CF Industries was also lured by the price and proximity of natural gas in Ascension Parish. Gas makes up about 70 percent of manufacturing costs at its ammonia and urea units. The company said the site is served by five pipelines at prices set at the nearby Henry Hub, which is the nationwide benchmark for spot gas prices.

Foreign companies are also eyeing U.S. natural gas.

In September, a large Egyptian construction company announced that it would build a new nitrogen fertilizer production plant in southeast Iowa to supply customers in the U.S. Corn Belt. Cairo-based Orascom Construction Industries, one of the world’s largest fertilizer makers, said the $1.4 billion plant would be “the first world-scale, natural gas-based fertilizer plant built in the United States in nearly 25 years” and would reduce U.S. dependence on imported fertilizers.

After years of losing manufacturing jobs, most American communities are vying to lure industries.

Orascom chose Wever, Iowa, over Illinois because part of its investment will be funded by a tax-exempt bond. The Iowa Economic Development Authority approved an incentive package that is expected to provide tax relief “in the order of $100 million,” the company said.

Royal Dutch Shell has unveiled plans for a $2 billion petrochemical plant northwest of Pittsburgh, where it can use natural gas supplies from the state’s enormous Marcellus shale formation. It chose Pennsylvania despite being wooed by Ohio and West Virginia.

The broader effect

The economic growth from natural gas abundance extends to companies providing supplies to the drilling boom.

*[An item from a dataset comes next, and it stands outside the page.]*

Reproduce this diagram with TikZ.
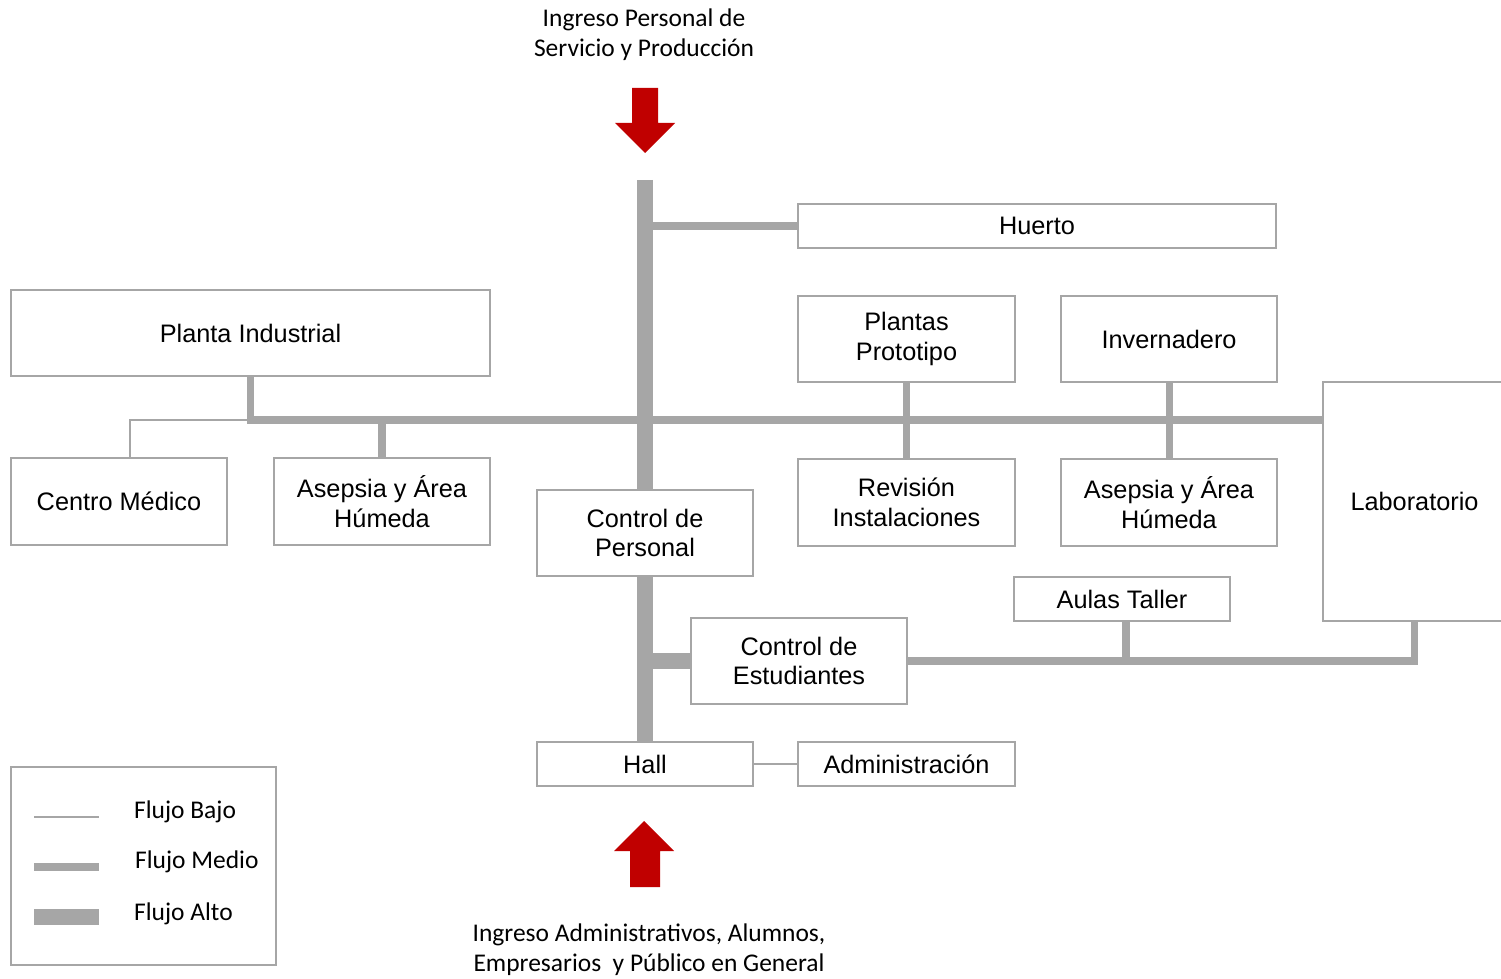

On Oct. 1, Honeywell announced that it paid $525 million for a 70 percent stake in Thomas Russell, a privately held provider of technology and equipment for natural gas processing and treatment. With the acquisition, Honeywell will offer technologies and products that allow producers of shale and conventional natural gas to remove contaminants from natural gas and recover high-value natural gas liquids used for petrochemicals and fuel.

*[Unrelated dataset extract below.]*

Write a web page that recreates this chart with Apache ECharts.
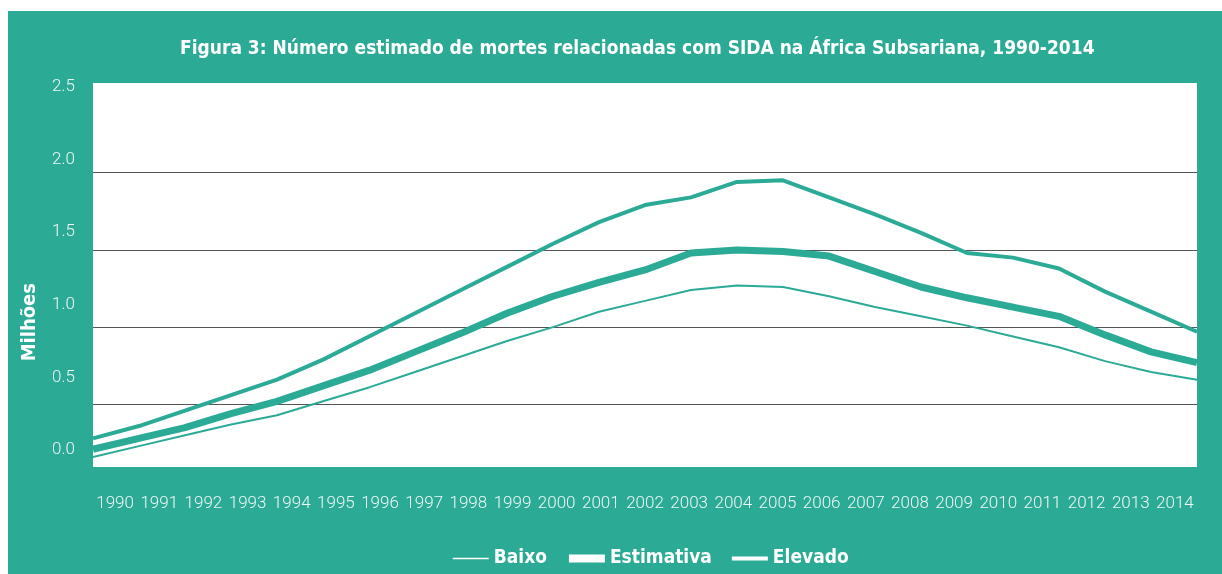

Another example: U.S. Steel. The company is churning out new pipe for natural gas drilling rigs, wells and pipelines. And as a big consumer of power, it is paying less for fuel.

Surma, U.S. Steel’s chief executive, said in a speech recently that the company used 100 billion cubic feet of natural gas in 2011, “so just a few dollars’ difference in the price . . . allows us to realize important and significant cost savings.” For every dollar change in the price of a thousand cubic feet, the company saves $100 million.

Surma said the company is also improving its North American blast furnaces to allow for increased injection of natural gas to reduce its consumption of coke, a fuel derived from coal. The reduction could cut blast furnace fuel costs by $15 per ton of hot metal produced — and U.S. Steel can produce more than 20 million tons of steel a year.

“In addition to these kinds of cost savings opportunities, natural gas should provide North American steelmakers with another operating advantage over our foreign competitors,” Surma said.

Once some of these basic industries come home, companies further down the value chain could return, too.

“If you make plastics in the United States, there are a bunch of things produced in China that might tip back to being produced in the U.S.,” said Harold L. Sirkin, a senior partner at the Boston Consulting Group.

“You could think about toys,” he said. “We talked to a few companies thinking, ‘Does this mean I can re-shore some toy production to the U.S.?’ The energy cost in plastic toys is reasonably high. And the labor content is relatively low because we’re talking about automated injection molding facilities.”

Chinese exporting factories could be vulnerable, especially given the risks of intellectual property theft, transportation costs and long supply chains.

“All of a sudden, the equations start changing about where you produce things,” Sirkin said. “Even in industries where the cost structure includes only 1 or 2 percent electricity, that could make the difference.”